Groomsmen Watches: A Gift They’ll Wear for Years

Engraved hip flasks, monogrammed cufflinks, matching socks — the standard groomsmen gift tends to live in a drawer within a fortnight. A watch is different. It’s worn, not stored. It marks the day every time the wearer checks the time, and it keeps doing so long after the confetti has been swept away. If you want a present your closest friends will still reach for in a decade, this is where to put your money.

Below, we make the case for why a quality watch beats the novelty alternatives, how to pick one that flatters every wrist in the group, and how to budget sensibly when you’re buying for several people at once.

Why a watch beats the novelty gift

Most groomsmen gifts are bought to be opened, not used. The appeal lasts as long as the morning of the wedding. A watch reverses that logic entirely — its value is in the wearing, and it accrues meaning over time rather than losing it.

There’s also a quiet practicality to it. A watch is genuinely useful, it suits men who don’t otherwise accessorise, and it carries a sense of occasion that a gadget or a gimmick never quite manages. The right one becomes a permanent, low-key reminder of the day and your friendship — which is the entire point of a gift in the first place.

If you want to understand why a well-made mechanical watch holds its appeal for generations, it’s worth looking at the history of precision timekeeping. The Royal Museums Greenwich collection holds John Harrison’s H1 marine timekeeper, the device that helped solve the longitude problem in the 18th century — a reminder that a great watch has always been about craftsmanship that lasts, not novelty.

How to choose a watch that suits every wrist

The challenge with buying for a group is that you’re dressing several different men at once. The trick is to choose a design that flatters a range of wrists rather than chasing a single bold statement. A few principles keep you on safe ground:

  • Case size: A diameter in the 38–42mm range suits the widest variety of wrists. Anything larger overwhelms slimmer arms; anything smaller can look undersized on broader ones.
  • A versatile dial: Clean, legible dials in neutral tones work across formal and casual wear. A design that reads well in a morning suit and equally well with a Saturday jumper earns its keep.
  • Bracelet over strap: An integrated metal bracelet adapts to most wrist sizes with simple link adjustments and avoids the sizing guesswork of leather straps.
  • One design, worn individually: Matching watches create a sense of unity in the photographs without forcing everyone into something that doesn’t suit them.

If you’d rather browse a curated selection, our guide to luxury watch gifts for him is a good starting point for narrowing the field. For a single, do-it-all option that photographs beautifully and reads well on any wrist, The Senza is built around exactly this kind of versatility — a skeletonised automatic with a brushed octagonal case and an integrated bracelet.

Budgeting across the group

Buying for a wedding party means multiplying the cost of a single gift by the size of your group, so it pays to set the budget before you fall for a particular piece. The sensible approach is to fix a total spend first, then divide by the number of groomsmen to find your per-head figure.

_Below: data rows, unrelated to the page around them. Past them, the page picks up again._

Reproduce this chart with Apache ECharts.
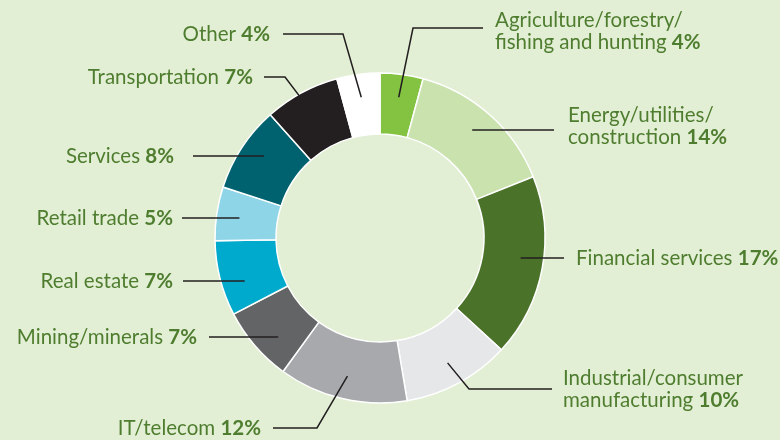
<!DOCTYPE html>
<html>
<head>
<meta charset="utf-8">
<style>
  html, body { margin: 0; padding: 0; background: #e2efd4; }
  #main { width: 780px; height: 440px; }
</style>
<script src="https://cdn.jsdelivr.net/npm/echarts@6/dist/echarts.min.js"></script>
</head>
<body>
<div id="main"></div>
<script>
var categories = [
    'Agriculture/forestry/\nfishing and hunting',
    'Energy/utilities/\nconstruction',
    'Financial services',
    'Industrial/consumer\nmanufacturing',
    'IT/telecom',
    'Mining/minerals',
    'Real estate',
    'Retail trade',
    'Services',
    'Transportation',
    'Other'
];
var shares = [4, 14, 17, 10, 12, 7, 7, 5, 8, 7, 4];
var sliceColors = ['#83c341', '#c9e2ae', '#4a7229', '#e6e7e8', '#a7a9ac', '#636466',
                   '#00aacd', '#8fd5e8', '#00626f', '#231f20', '#ffffff'];

// leader line placement per slice:
// [lineY, elbowX (null = straight line), lineEndX, gap to text, text dy]
var leaders = [
    [28, 413, 483, 12, 3],
    [130, null, 554, 14, -4],
    [258, null, 564, 12, 0],
    [389, 469, 552, 11, 0],
    [428, 317, 273, 12, 0],
    [337, null, 209, 12, 0],
    [281, null, 183, 10, 0],
    [218, null, 182, 9, 0],
    [156, null, 193, 19, 0],
    [77, 285, 264, 11, 0],
    [34, 343, 283, 13, 0]
];

var cx = 380, cy = 238, rIn = 104, rOut = 165, rLine = 142;
var total = shares.reduce(function (a, b) { return a + b; }, 0);
var textColor = '#4f7d2f';

var dom = document.getElementById('main');
var myChart = echarts.init(dom);

var option = {
    backgroundColor: '#e2efd4',
    animation: false,
    series: [
        {
            // the ring itself
            type: 'pie',
            center: [cx, cy],
            radius: [rIn, rOut],
            startAngle: 90,
            clockwise: true,
            silent: true,
            itemStyle: { borderColor: '#ffffff', borderWidth: 1.5 },
            label: { show: false },
            labelLine: { show: false },
            data: categories.map(function (name, i) {
                return { name: name, value: shares[i], itemStyle: { color: sliceColors[i] } };
            })
        },
        {
            // same slices, invisible, only to carry labels and leader lines on top
            type: 'pie',
            z: 5,
            center: [cx, cy],
            radius: [rIn, rOut],
            startAngle: 90,
            clockwise: true,
            silent: true,
            avoidLabelOverlap: false,
            itemStyle: { color: 'rgba(0,0,0,0)', borderWidth: 0 },
            label: {
                show: true,
                position: 'outside',
                color: textColor,
                fontFamily: 'Lato',
                fontSize: 20.5,
                lineHeight: 22,
                formatter: function (p) {
                    return p.name + ' {b|' + p.value + '%}';
                },
                rich: {
                    b: { color: textColor, fontFamily: 'Lato', fontWeight: 'bold', fontSize: 20.5, lineHeight: 22 }
                }
            },
            labelLine: {
                show: true,
                showAbove: true,
                minTurnAngle: 0,
                lineStyle: { color: '#231f20', width: 1.5 }
            },
            labelLayout: function (params) {
                var i = params.dataIndex;
                var cum = 0;
                for (var k = 0; k < i; k++) cum += shares[k];
                var theta = (cum + shares[i] / 2) / total * Math.PI * 2;
                var l = leaders[i];
                var side = l[2] > cx ? 1 : -1;
                var start, elbow;
                if (l[1] === null) {
                    var dy = l[0] - cy;
                    start = [cx + side * Math.sqrt(rLine * rLine - dy * dy), l[0]];
                    elbow = start.slice();
                } else {
                    start = [cx + rLine * Math.sin(theta), cy - rLine * Math.cos(theta)];
                    elbow = [l[1], l[0]];
                }
                return {
                    x: l[2] + side * l[3],
                    y: l[0] + l[4],
                    align: side > 0 ? 'left' : 'right',
                    verticalAlign: 'middle',
                    labelLinePoints: [start, elbow, [l[2], l[0]]]
                };
            },
            data: categories.map(function (name, i) {
                return { name: name, value: shares[i] };
            })
        }
    ]
};

myChart.setOption(option, true);
</script>
</body>
</html>
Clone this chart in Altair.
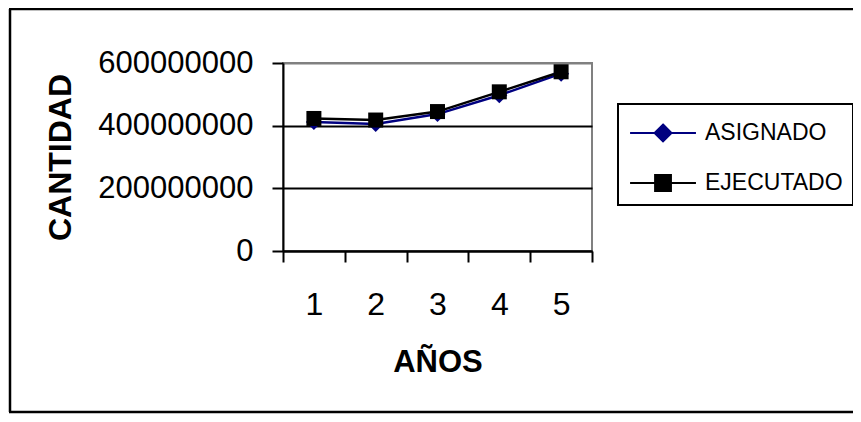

The table below gives a rough sense of what different budgets look like across common group sizes, so you can find the tier that fits comfortably.

Per-watch budget 3 groomsmen 5 groomsmen What you get at this tier
Under £100 Under £300 Under £500 Entry-level quartz; fine, but rarely kept long
£100–£250 £300–£750 £500–£1,250 Solid everyday watches with better materials
£250–£600 £750–£1,800 £1,250–£3,000 Automatic movements, sapphire glass, real longevity
£600+ £1,800+ £3,000+ Standout pieces worn for decades

A practical middle path: if the full group is large, consider gifting matching watches only to your closest few and a smaller token to the wider party. Alternatively, ask the group to chip in toward their own piece if a single shared design matters more to you than footing the entire bill.

Whatever you settle on, factor in timing. Watches often need a day or two to ship and you may want sizing sorted before the day itself, so order with room to spare — our delivery and returns information sets out exactly how long to allow and what your options are if anything needs changing.

The bottom line

A novelty gift earns a laugh on the morning of the wedding. A watch earns its place on the wrist for years afterward. Choose a versatile design in a sensible case size, set your group budget before you shop, and order in good time — and you’ll have given the kind of present your groomsmen actually keep.